* [Exercise prompt]:
Take the lines from the head of the listing through the one bearing "0.142, 0.117, 0.141]" and copy them exactly, leaving every picture out.

** Start of Data block **

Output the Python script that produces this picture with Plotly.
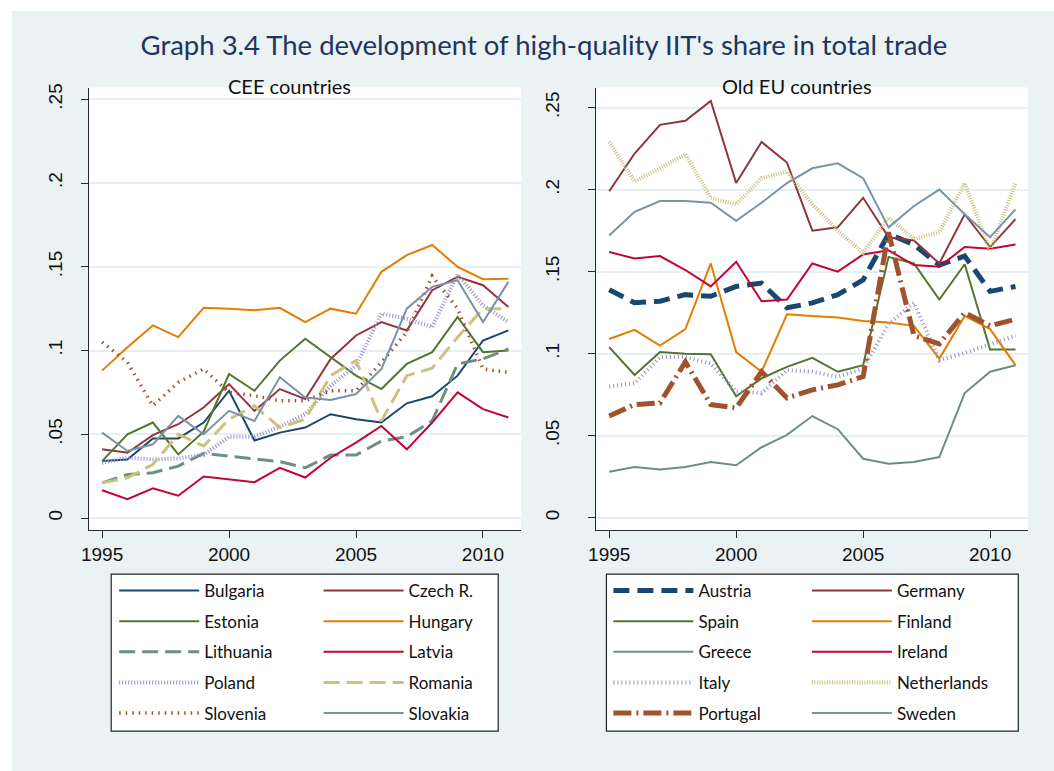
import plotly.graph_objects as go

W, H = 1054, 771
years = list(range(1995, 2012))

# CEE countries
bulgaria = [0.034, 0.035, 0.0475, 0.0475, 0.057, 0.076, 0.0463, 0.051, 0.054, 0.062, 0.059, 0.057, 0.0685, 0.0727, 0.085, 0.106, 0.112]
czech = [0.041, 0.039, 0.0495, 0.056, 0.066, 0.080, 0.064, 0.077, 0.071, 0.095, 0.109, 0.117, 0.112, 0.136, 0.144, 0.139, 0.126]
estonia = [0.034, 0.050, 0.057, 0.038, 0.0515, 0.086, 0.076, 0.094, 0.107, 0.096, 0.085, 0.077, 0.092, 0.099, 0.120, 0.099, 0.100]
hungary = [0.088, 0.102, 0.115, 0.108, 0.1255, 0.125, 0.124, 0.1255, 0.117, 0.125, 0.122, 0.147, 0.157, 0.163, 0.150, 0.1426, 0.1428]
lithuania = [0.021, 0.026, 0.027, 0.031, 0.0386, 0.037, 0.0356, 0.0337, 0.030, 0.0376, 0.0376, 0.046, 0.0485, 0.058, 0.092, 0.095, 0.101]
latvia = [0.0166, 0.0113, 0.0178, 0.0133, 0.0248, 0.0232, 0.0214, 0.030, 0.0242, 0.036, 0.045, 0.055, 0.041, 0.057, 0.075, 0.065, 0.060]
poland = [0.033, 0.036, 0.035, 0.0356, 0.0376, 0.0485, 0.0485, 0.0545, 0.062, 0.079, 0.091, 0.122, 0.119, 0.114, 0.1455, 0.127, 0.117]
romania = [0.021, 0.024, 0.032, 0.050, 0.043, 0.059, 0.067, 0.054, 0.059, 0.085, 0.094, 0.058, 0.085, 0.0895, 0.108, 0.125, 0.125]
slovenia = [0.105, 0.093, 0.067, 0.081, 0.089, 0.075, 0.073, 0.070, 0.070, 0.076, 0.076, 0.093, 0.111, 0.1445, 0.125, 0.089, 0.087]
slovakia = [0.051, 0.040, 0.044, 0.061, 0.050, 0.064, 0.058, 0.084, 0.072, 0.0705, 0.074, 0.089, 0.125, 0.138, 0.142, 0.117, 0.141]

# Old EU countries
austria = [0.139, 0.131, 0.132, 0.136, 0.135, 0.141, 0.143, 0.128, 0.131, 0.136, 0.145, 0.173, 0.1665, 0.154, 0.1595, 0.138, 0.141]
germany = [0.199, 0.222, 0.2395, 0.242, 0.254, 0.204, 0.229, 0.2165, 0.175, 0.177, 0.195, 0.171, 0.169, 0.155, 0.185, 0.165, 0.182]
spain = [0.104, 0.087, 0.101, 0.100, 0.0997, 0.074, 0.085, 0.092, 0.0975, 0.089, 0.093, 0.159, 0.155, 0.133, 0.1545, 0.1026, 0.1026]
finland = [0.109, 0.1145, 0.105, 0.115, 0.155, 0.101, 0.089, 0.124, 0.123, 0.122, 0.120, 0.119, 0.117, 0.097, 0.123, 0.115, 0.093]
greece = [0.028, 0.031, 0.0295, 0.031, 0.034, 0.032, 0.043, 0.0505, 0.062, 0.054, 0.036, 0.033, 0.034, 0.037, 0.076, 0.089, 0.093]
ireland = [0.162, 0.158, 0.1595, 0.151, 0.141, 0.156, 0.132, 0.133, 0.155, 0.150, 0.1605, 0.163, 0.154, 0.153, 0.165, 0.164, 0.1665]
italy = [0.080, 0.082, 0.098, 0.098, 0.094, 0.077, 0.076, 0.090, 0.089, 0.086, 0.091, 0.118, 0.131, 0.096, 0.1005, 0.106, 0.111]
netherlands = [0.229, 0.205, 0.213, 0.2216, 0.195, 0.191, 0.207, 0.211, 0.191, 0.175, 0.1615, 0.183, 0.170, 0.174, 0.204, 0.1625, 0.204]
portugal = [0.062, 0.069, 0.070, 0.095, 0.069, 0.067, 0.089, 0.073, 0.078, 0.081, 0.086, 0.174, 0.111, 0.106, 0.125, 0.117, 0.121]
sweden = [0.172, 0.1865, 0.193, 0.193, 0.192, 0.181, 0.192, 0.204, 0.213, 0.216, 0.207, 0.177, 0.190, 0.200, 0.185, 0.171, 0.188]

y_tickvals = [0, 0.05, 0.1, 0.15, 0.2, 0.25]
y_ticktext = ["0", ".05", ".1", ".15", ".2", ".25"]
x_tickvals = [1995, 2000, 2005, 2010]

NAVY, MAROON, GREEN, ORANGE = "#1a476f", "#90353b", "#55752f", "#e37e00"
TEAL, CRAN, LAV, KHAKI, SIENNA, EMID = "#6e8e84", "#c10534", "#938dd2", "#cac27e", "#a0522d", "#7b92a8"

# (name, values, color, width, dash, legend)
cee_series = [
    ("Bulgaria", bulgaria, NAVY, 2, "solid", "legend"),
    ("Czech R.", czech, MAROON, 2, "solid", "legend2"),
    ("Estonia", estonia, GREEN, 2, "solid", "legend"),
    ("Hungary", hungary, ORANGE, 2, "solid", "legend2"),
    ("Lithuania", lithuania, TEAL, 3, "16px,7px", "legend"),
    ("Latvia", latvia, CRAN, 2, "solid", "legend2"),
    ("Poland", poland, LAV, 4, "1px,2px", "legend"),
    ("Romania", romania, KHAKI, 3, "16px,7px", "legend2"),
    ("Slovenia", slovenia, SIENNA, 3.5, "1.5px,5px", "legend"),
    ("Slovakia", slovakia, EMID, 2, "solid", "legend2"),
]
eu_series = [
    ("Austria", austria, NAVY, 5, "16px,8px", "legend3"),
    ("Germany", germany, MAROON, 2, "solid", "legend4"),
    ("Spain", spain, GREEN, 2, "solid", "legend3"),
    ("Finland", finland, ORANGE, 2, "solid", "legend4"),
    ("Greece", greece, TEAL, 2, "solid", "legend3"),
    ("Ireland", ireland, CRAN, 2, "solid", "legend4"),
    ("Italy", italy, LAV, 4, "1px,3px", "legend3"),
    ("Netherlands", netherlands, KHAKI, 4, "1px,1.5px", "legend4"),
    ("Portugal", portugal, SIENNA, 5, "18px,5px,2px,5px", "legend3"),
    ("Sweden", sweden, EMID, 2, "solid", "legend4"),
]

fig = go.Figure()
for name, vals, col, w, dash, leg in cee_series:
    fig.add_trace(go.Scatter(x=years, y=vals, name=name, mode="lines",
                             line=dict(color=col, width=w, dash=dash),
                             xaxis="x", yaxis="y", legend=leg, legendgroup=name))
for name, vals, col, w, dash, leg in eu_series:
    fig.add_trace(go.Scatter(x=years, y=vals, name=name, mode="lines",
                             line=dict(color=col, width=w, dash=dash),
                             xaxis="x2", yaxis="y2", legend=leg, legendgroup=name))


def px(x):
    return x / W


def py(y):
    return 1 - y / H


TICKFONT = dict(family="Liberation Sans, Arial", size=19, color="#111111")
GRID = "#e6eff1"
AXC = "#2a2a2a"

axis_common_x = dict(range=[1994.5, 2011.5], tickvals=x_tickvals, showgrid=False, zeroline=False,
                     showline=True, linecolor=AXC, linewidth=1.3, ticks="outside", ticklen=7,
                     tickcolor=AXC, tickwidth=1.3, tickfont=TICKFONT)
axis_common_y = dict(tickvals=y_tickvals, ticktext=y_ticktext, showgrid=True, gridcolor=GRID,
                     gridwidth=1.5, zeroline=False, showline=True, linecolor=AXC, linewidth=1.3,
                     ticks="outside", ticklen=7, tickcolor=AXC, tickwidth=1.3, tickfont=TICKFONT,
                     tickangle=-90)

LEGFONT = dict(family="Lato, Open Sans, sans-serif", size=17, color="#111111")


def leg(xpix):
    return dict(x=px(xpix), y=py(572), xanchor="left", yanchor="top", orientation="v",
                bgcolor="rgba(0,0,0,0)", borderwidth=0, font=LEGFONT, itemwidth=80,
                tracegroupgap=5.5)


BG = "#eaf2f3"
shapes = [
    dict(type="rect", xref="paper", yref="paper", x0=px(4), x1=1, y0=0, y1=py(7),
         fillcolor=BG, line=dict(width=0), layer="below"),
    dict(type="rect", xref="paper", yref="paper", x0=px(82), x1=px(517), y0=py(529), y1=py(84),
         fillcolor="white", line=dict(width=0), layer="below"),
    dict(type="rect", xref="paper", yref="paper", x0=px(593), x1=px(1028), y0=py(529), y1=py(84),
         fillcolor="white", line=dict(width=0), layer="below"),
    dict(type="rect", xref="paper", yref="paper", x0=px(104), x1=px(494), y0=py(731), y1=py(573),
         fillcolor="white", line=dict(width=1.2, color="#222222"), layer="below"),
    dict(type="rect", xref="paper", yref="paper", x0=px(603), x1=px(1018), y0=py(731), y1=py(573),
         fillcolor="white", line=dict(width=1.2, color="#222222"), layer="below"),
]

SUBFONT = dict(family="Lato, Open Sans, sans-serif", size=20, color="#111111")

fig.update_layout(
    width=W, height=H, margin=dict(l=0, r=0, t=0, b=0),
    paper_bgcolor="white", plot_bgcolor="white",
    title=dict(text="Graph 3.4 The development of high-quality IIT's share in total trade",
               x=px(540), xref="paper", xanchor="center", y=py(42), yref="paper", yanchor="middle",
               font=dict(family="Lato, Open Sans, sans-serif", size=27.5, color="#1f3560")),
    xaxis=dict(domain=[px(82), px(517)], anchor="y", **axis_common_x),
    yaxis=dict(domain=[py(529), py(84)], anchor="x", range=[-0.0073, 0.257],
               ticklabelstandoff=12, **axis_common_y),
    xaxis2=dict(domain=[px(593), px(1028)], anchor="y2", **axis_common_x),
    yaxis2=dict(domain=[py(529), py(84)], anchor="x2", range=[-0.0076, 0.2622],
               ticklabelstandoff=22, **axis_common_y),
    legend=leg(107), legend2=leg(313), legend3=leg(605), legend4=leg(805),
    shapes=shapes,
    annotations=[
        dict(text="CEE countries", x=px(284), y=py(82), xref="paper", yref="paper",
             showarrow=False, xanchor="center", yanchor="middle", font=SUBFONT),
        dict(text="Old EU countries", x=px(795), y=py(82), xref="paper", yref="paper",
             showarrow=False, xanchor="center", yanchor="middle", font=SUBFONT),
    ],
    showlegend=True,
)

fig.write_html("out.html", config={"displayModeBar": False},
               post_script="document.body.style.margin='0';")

** End of Data block **

* [Written answer]:
Output the Python script that produces this picture with Plotly.
import plotly.graph_objects as go

W, H = 1054, 771
years = list(range(1995, 2012))

# CEE countries
bulgaria = [0.034, 0.035, 0.0475, 0.0475, 0.057, 0.076, 0.0463, 0.051, 0.054, 0.062, 0.059, 0.057, 0.0685, 0.0727, 0.085, 0.106, 0.112]
czech = [0.041, 0.039, 0.0495, 0.056, 0.066, 0.080, 0.064, 0.077, 0.071, 0.095, 0.109, 0.117, 0.112, 0.136, 0.144, 0.139, 0.126]
estonia = [0.034, 0.050, 0.057, 0.038, 0.0515, 0.086, 0.076, 0.094, 0.107, 0.096, 0.085, 0.077, 0.092, 0.099, 0.120, 0.099, 0.100]
hungary = [0.088, 0.102, 0.115, 0.108, 0.1255, 0.125, 0.124, 0.1255, 0.117, 0.125, 0.122, 0.147, 0.157, 0.163, 0.150, 0.1426, 0.1428]
lithuania = [0.021, 0.026, 0.027, 0.031, 0.0386, 0.037, 0.0356, 0.0337, 0.030, 0.0376, 0.0376, 0.046, 0.0485, 0.058, 0.092, 0.095, 0.101]
latvia = [0.0166, 0.0113, 0.0178, 0.0133, 0.0248, 0.0232, 0.0214, 0.030, 0.0242, 0.036, 0.045, 0.055, 0.041, 0.057, 0.075, 0.065, 0.060]
poland = [0.033, 0.036, 0.035, 0.0356, 0.0376, 0.0485, 0.0485, 0.0545, 0.062, 0.079, 0.091, 0.122, 0.119, 0.114, 0.1455, 0.127, 0.117]
romania = [0.021, 0.024, 0.032, 0.050, 0.043, 0.059, 0.067, 0.054, 0.059, 0.085, 0.094, 0.058, 0.085, 0.0895, 0.108, 0.125, 0.125]
slovenia = [0.105, 0.093, 0.067, 0.081, 0.089, 0.075, 0.073, 0.070, 0.070, 0.076, 0.076, 0.093, 0.111, 0.1445, 0.125, 0.089, 0.087]
slovakia = [0.051, 0.040, 0.044, 0.061, 0.050, 0.064, 0.058, 0.084, 0.072, 0.0705, 0.074, 0.089, 0.125, 0.138, 0.142, 0.117, 0.141]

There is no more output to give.